Geography
- Location: Omaha, Nebraska, United States

Organization
- Funding: Non-profit organization
- Patron: E. A. Fogelstrom

History
- Opened: December 1890

Links
- Website: www.chihealth.com/immanuel-medical-center
- Lists: Hospitals in Nebraska

= Immanuel Medical Center =

Immanuel Medical Center is a hospital located in Omaha, Nebraska. It is part of CHI Health.

==History==
In 1879, Erik Alfred Fogelstrom came to Nebraska to serve the Swedish population in Omaha as pastor of Immanuel Lutheran Church. On October 8, 1887, Fogelstrom and others organized the Evangelical Lutheran Immanuel Association for Works for Charity. In December 1890, the hospital was completed and the first four deaconesses began their work at the hospital.

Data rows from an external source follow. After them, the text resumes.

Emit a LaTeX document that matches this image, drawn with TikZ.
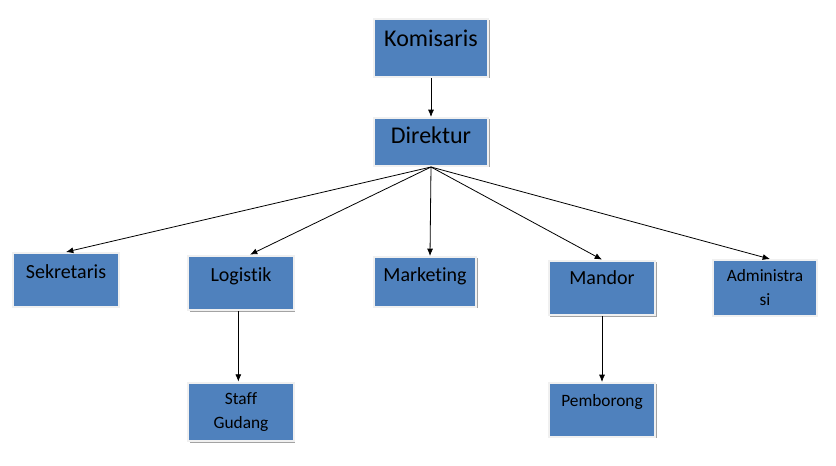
\documentclass[tikz,border=0pt]{standalone}
\usepackage{fontspec}
\setmainfont{Carlito}[Ligatures = NoCommon]
\usetikzlibrary{shadows, arrows.meta}
\definecolor{boxblue}{RGB}{79,129,189}
\tikzset{
	orgbox/.style = {draw = gray!12, line width = 1.5pt, fill = boxblue, inner sep = 2pt,
		drop shadow = {shadow xshift = 1pt, shadow yshift = -1pt, fill = black!60, opacity = 0.6}},
	bigbox/.style = {orgbox, font = \fontsize{18}{20}\selectfont},
	midbox/.style = {orgbox, font = \fontsize{15}{18}\selectfont},
	smallbox/.style = {orgbox, font = \fontsize{13}{18}\selectfont, align = center},
	textup/.style = {text height = 10pt, text depth = #1},
	conn/.style = {-{Latex[length = 5.5pt, width = 4.5pt]}, line width = 0.6pt}
}
\begin{document}
\begin{tikzpicture}[x = 0.75pt, y = -0.75pt]
	\useasboundingbox (0,0) rectangle (836,465);
	\node[bigbox, textup = 12pt, minimum width = 86pt, minimum height = 43.5pt] (kom) at (431,48) {Komisaris};
	\node[bigbox, textup = 7.5pt, minimum width = 86pt, minimum height = 36pt] (dir) at (431,142) {Direktur};
	\node[midbox, textup = 12pt, minimum width = 79pt, minimum height = 40.5pt] (sek) at (66,280) {Sekretaris};
	\node[midbox, textup = 12pt, minimum width = 79pt, minimum height = 41pt] (log) at (241,283) {Logistik};
	\node[midbox, textup = 10.5pt, minimum width = 77pt, minimum height = 37.5pt] (mkt) at (425,282) {Marketing};
	\node[midbox, textup = 15pt, minimum width = 80pt, minimum height = 41pt] (man) at (602,288) {Mandor};
	\node[smallbox, minimum width = 78pt, minimum height = 42pt] (adm) at (765,288) {Administra\\si};
	\node[smallbox, minimum width = 79pt, minimum height = 44pt] (stf) at (241,412) {Staff\\Gudang};
	\node[smallbox, textup = 15pt, minimum width = 80pt, minimum height = 40.5pt] (pem) at (602,410) {Pemborong};
	\draw[conn] (kom) -- (dir);
	\draw[conn] (dir.south) -- (sek.north);
	\draw[conn] (dir.south) -- ([xshift = 6.75pt]log.north);
	\draw[conn] (dir.south) -- ([xshift = 3.75pt]mkt.north);
	\draw[conn] (dir.south) -- (man.north);
	\draw[conn] (dir.south) -- ([xshift = 3.75pt]adm.north);
	\draw[conn] ([xshift = -2pt]log.south) -- ([xshift = -2pt]stf.north);
	\draw[conn] (man) -- (pem);
\end{tikzpicture}
\end{document}
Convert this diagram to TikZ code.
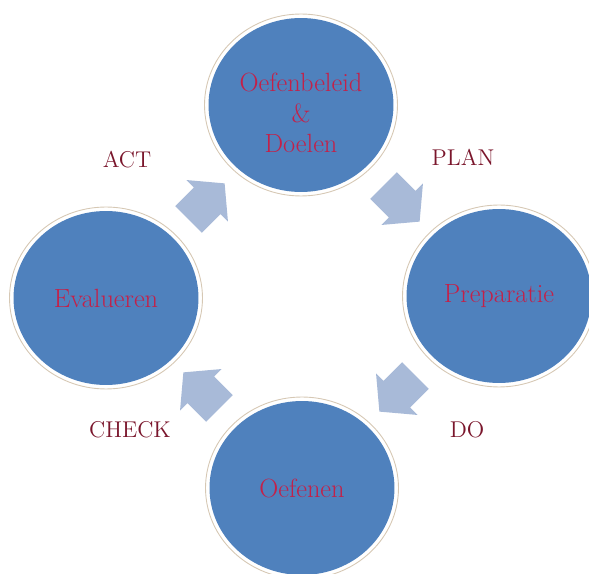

The community's needs outpaced the first hospital, located at 36th and Meredith, and a new hospital was opened in 1910 in the same area. The original building became the Nazareth Home, which served people who were elderly and those who had severe disabilities. The need for hospital beds continued to grow and a third hospital was opened on the 36th and Meredith site in 1926. The first two buildings were remodeled and services for the elderly and those with disabilities were expanded. During the 1950s there was a period of growth and reconstruction, and a six-story hospital wing doubled the size of the hospital.

Planning for the current Immanuel Medical Center began in the early 1960s when it became apparent that, in order to meet its healthcare commitments, Immanuel would have to expand. The present 166 acre site at 72nd and Sorensen Parkway was purchased in 1966. The new Immanuel Medical Center opened on June 29, 1974. Recognizing the benefits of alliances in healthcare, Bergan Mercy Health System and Immanuel Medical Center came together to form Alegent Health (now CHI Health) in June 1996.